In case you're keeping score, the retail REIT deal book popped over $20 billion. Three weeks after Simon Property Group reached a deal to buy Mills Corp. for $7.9 billion and the same day Developers Diversified Realty Corp. closed on its previously announced $6.2-billion takeover of Inland Retail Real Estate Trust Inc., Australia-based Centro Properties Group announced a deal to buy New Plan Excel Realty Trust for $6.2 billion.
After the deal closes, Centro will control a portfolio containing 679 centers and totaling 105 million square feet — making it the third largest owner of neighborhood and community shopping centers in the United States (see rankings on p. 32).

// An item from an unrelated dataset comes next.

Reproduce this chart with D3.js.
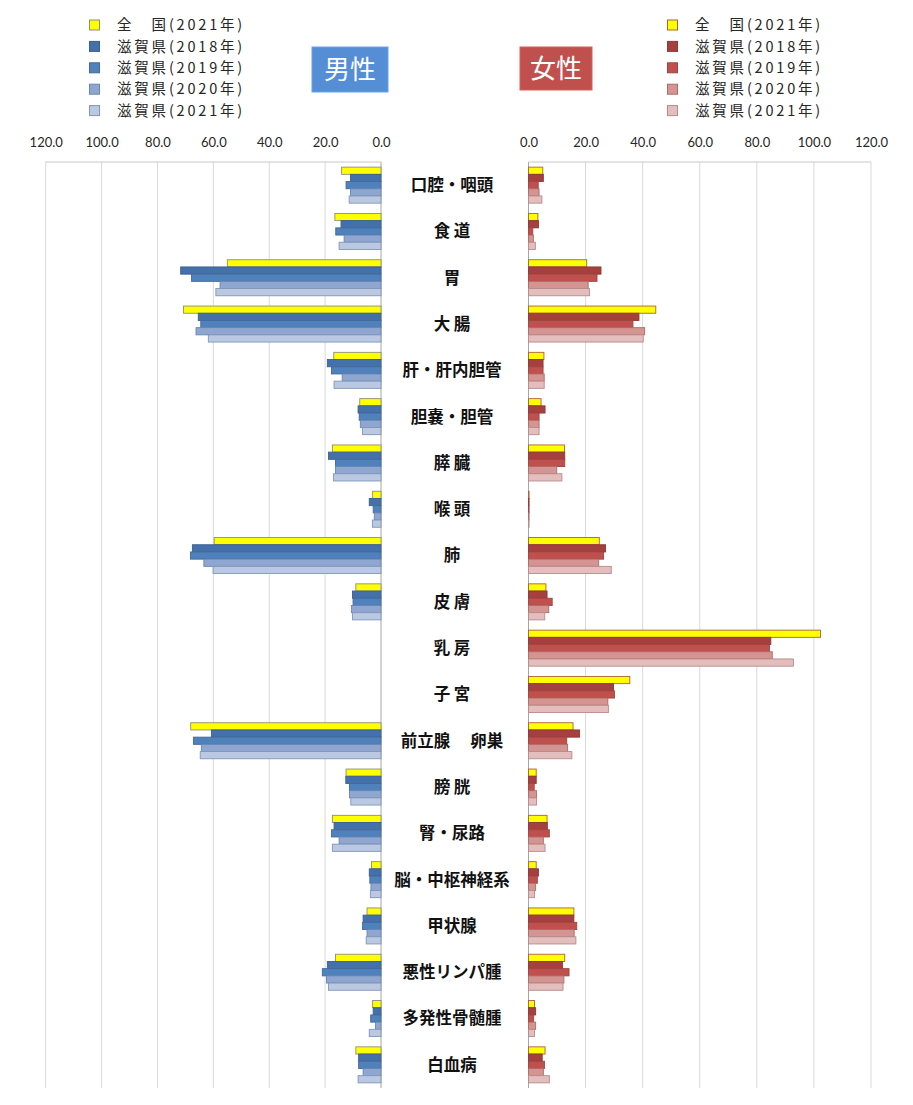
<!DOCTYPE html>
<html>
<head>
<meta charset="utf-8">
<script src="https://cdn.jsdelivr.net/npm/d3@7"></script>
<style>
  html, body { margin: 0; padding: 0; background: #fff; }
  svg { display: block; }
</style>
</head>
<body>
<div id="chart"></div>
<script>
// ---------- DATA ----------
const categories = ["口腔・咽頭","食 道","胃","大 腸","肝・肝内胆管","胆嚢・胆管","膵 臓","喉 頭","肺","皮 膚",
  "乳 房","子 宮","前立腺\u3000 卵巣","膀 胱","腎・尿路","脳・中枢神経系","甲状腺","悪性リンパ腫","多発性骨髄腫","白血病"];

const seriesNames = ["全\u3000国(2021年)","滋賀県(2018年)","滋賀県(2019年)","滋賀県(2020年)","滋賀県(2021年)"];

const tickValues = [0, 20, 40, 60, 80, 100, 120];

// 男性
const maleNational2021 = [14.1,16.5,55.0,70.7,16.9,7.6,17.4,3.0,59.7,9.0,null,null,68.1,12.5,17.4,3.4,5.0,16.3,3.0,9.0];
const maleShiga2018    = [10.9,14.3,71.7,65.4,19.2,8.2,18.8,4.2,67.5,10.2,null,null,60.7,12.6,16.8,4.2,6.4,19.2,2.8,8.0];
const maleShiga2019    = [12.5,16.2,67.8,64.5,17.7,7.8,16.3,2.8,68.2,10.0,null,null,67.1,11.3,17.7,4.0,6.6,21.0,3.7,8.0];
const maleShiga2020    = [10.9,13.2,57.6,66.2,13.9,7.4,16.3,2.4,63.4,10.6,null,null,64.3,11.3,15.0,3.6,5.0,19.5,2.0,6.4];
const maleShiga2021    = [11.4,15.0,59.1,61.8,16.8,6.6,17.0,3.1,60.1,10.2,null,null,64.7,10.8,17.4,3.8,5.3,18.8,4.2,8.2];

// 女性
const femaleNational2021 = [5.0,3.3,20.4,44.6,5.4,4.4,12.6,0.2,24.8,6.1,102.3,35.5,15.6,2.7,6.5,2.7,15.9,12.7,2.1,5.8];
const femaleShiga2018    = [5.2,3.5,25.4,38.7,5.1,5.8,12.7,0.2,27.0,6.5,84.9,29.8,17.9,2.7,6.6,3.5,15.9,11.9,2.5,4.8];
const femaleShiga2019    = [3.4,1.5,24.0,36.6,5.1,3.7,12.7,0.2,26.3,8.3,84.4,30.1,13.4,2.0,7.3,3.1,16.9,14.2,1.8,5.6];
const femaleShiga2020    = [3.7,1.7,20.9,40.7,5.5,3.7,9.9,0.2,24.6,7.1,85.4,27.8,13.7,2.8,5.2,2.5,16.0,12.4,2.5,5.2];
const femaleShiga2021    = [4.7,2.4,21.4,40.2,5.5,3.7,11.7,0.2,29.0,5.7,92.8,28.0,15.2,2.8,5.8,2.1,16.6,12.1,2.1,7.3];

const maleSeries = [maleNational2021, maleShiga2018, maleShiga2019, maleShiga2020, maleShiga2021];
const femaleSeries = [femaleNational2021, femaleShiga2018, femaleShiga2019, femaleShiga2020, femaleShiga2021];

// ---------- STYLE ----------
const W = 913, H = 1105;
const maleFill = ["#FFFF00","#4471A9","#4F81BD","#8FA7D0","#BAC8E2"];
const maleStroke = ["#8d9070","#3d5f8c","#44699b","#6a86b0","#8096bb"];
const femaleFill = ["#FFFF00","#A5403E","#C0504D","#D39492","#E4BDBD"];
const femaleStroke = ["#b0603a","#8f3836","#a04442","#b06a68","#b88b8b"];

const plotTop = 162, plotBottom = 1088;

const svg = d3.select("#chart").append("svg")
  .attr("width", W).attr("height", H)
  .attr("viewBox", `0 0 ${W} ${H}`);

svg.append("rect").attr("width", W).attr("height", H).attr("fill", "#fff");

const y = d3.scaleBand().domain(categories).range([plotTop, plotBottom])
  .paddingInner(0.222).paddingOuter(0.111);
const ySub = d3.scaleBand().domain(d3.range(5)).range([0, y.bandwidth()]).padding(0);

const xL = d3.scaleLinear().domain([0, 120]).range([381, 45.7]);
const xR = d3.scaleLinear().domain([0, 120]).range([528.5, 871]);

function drawPanel(x, series, fills, strokes) {
  const g = svg.append("g");
  // gridlines
  g.selectAll("line.grid").data(tickValues).enter().append("line")
    .attr("x1", d => x(d)).attr("x2", d => x(d))
    .attr("y1", plotTop).attr("y2", plotBottom)
    .attr("stroke", d => d === 0 ? "#a6a6a6" : "#d9d9d9")
    .attr("stroke-width", 1);
  // top border
  g.append("line")
    .attr("x1", x(0)).attr("x2", x(120))
    .attr("y1", plotTop).attr("y2", plotTop)
    .attr("stroke", "#c8c8c8").attr("stroke-width", 1);

  // bars
  series.forEach((vals, si) => {
    g.selectAll(null).data(vals.map((v, i) => ({ v, c: categories[i] })).filter(d => d.v != null))
      .enter().append("rect")
      .attr("x", d => Math.min(x(0), x(d.v)))
      .attr("width", d => Math.abs(x(d.v) - x(0)))
      .attr("y", d => y(d.c) + ySub(si))
      .attr("height", ySub.bandwidth())
      .attr("fill", fills[si])
      .attr("stroke", strokes[si])
      .attr("stroke-width", 0.9);
  });

  // axis
  const axis = d3.axisTop(x).tickValues(tickValues).tickFormat(d3.format(".1f"))
    .tickSize(0).tickPadding(15);
  const ag = svg.append("g").attr("transform", `translate(0,${plotTop})`).call(axis);
  ag.select(".domain").remove();
  ag.selectAll("text")
    .attr("font-family", "Lato, 'Liberation Sans', sans-serif")
    .attr("font-size", 13).attr("fill", "#262626");
}

drawPanel(xL, maleSeries, maleFill, maleStroke);
drawPanel(xR, femaleSeries, femaleFill, femaleStroke);

// category labels
svg.append("g").selectAll("text").data(categories).enter().append("text")
  .attr("x", 452)
  .attr("y", d => y(d) + y.bandwidth() / 2)
  .attr("dy", "0.36em")
  .attr("text-anchor", "middle")
  .style("white-space", "pre")
  .attr("font-family", "'Noto Sans CJK JP', sans-serif")
  .attr("font-weight", "bold")
  .attr("font-size", 16.5)
  .attr("fill", "#111")
  .text(d => d);

// legends
function legend(x0, fills, strokes) {
  const lg = svg.append("g");
  seriesNames.forEach((name, i) => {
    const cy = 25 + i * 21.4;
    lg.append("rect").attr("x", x0).attr("y", cy - 5).attr("width", 10).attr("height", 10)
      .attr("fill", fills[i]).attr("stroke", strokes[i]).attr("stroke-width", 1);
    lg.append("text").attr("x", x0 + 27.5).attr("y", cy).attr("dy", "0.36em")
      .style("white-space", "pre")
      .attr("font-family", "'Noto Sans CJK JP', sans-serif")
      .attr("font-size", 14.5).attr("letter-spacing", 2.8)
      .attr("fill", "#262626")
      .text(name);
  });
}
legend(89.5, maleFill, maleStroke);
legend(667.5, femaleFill, femaleStroke);

// gender boxes
function genderBox(x0, y0, w, h, fill, label) {
  svg.append("rect").attr("x", x0).attr("y", y0).attr("width", w).attr("height", h)
    .attr("fill", fill).attr("stroke", d3.color(fill).brighter(0.4)).attr("stroke-width", 1);
  svg.append("text").attr("x", x0 + w / 2).attr("y", y0 + h / 2).attr("dy", "0.36em")
    .attr("text-anchor", "middle")
    .attr("font-family", "'Noto Sans CJK JP', sans-serif")
    .attr("font-size", 26).attr("font-weight", 400).attr("fill", "#fff")
    .text(label);
}
genderBox(312, 47, 76, 45, "#558ED5", "男性");
genderBox(520, 47, 72, 43, "#C0504D", "女性");
</script>
</body>
</html>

And the market should prepare itself for more acquisitions in the sector, says David Leivowitz, an analyst with Burnham Securities, Inc. The most likely targets are those companies “whose stock does not accurately reflect either the asset base or the growth rate or some unique features that they might represent.”
The New Plan/Centro deal is expected to close in the second quarter of 2007, removing New Plan, the fourth largest shopping center REIT in the country, from the list of publicly traded retail real estate companies. The transaction was unanimously approved by New Plan's board of directors and is awaiting shareholder approval. It is not contingent on Centro receiving financing or approval from its shareholders. New Plan owns interests in and manages 68.3 million square feet of space in community shopping centers.
Centro will pay $33.15 per share for New Plan — a 12.9 percent premium on where New Plan's stock closed before the deal was announced. “The price is certainly higher than we would expect,” says Richard Moore, an analyst with RBC Capital Markets.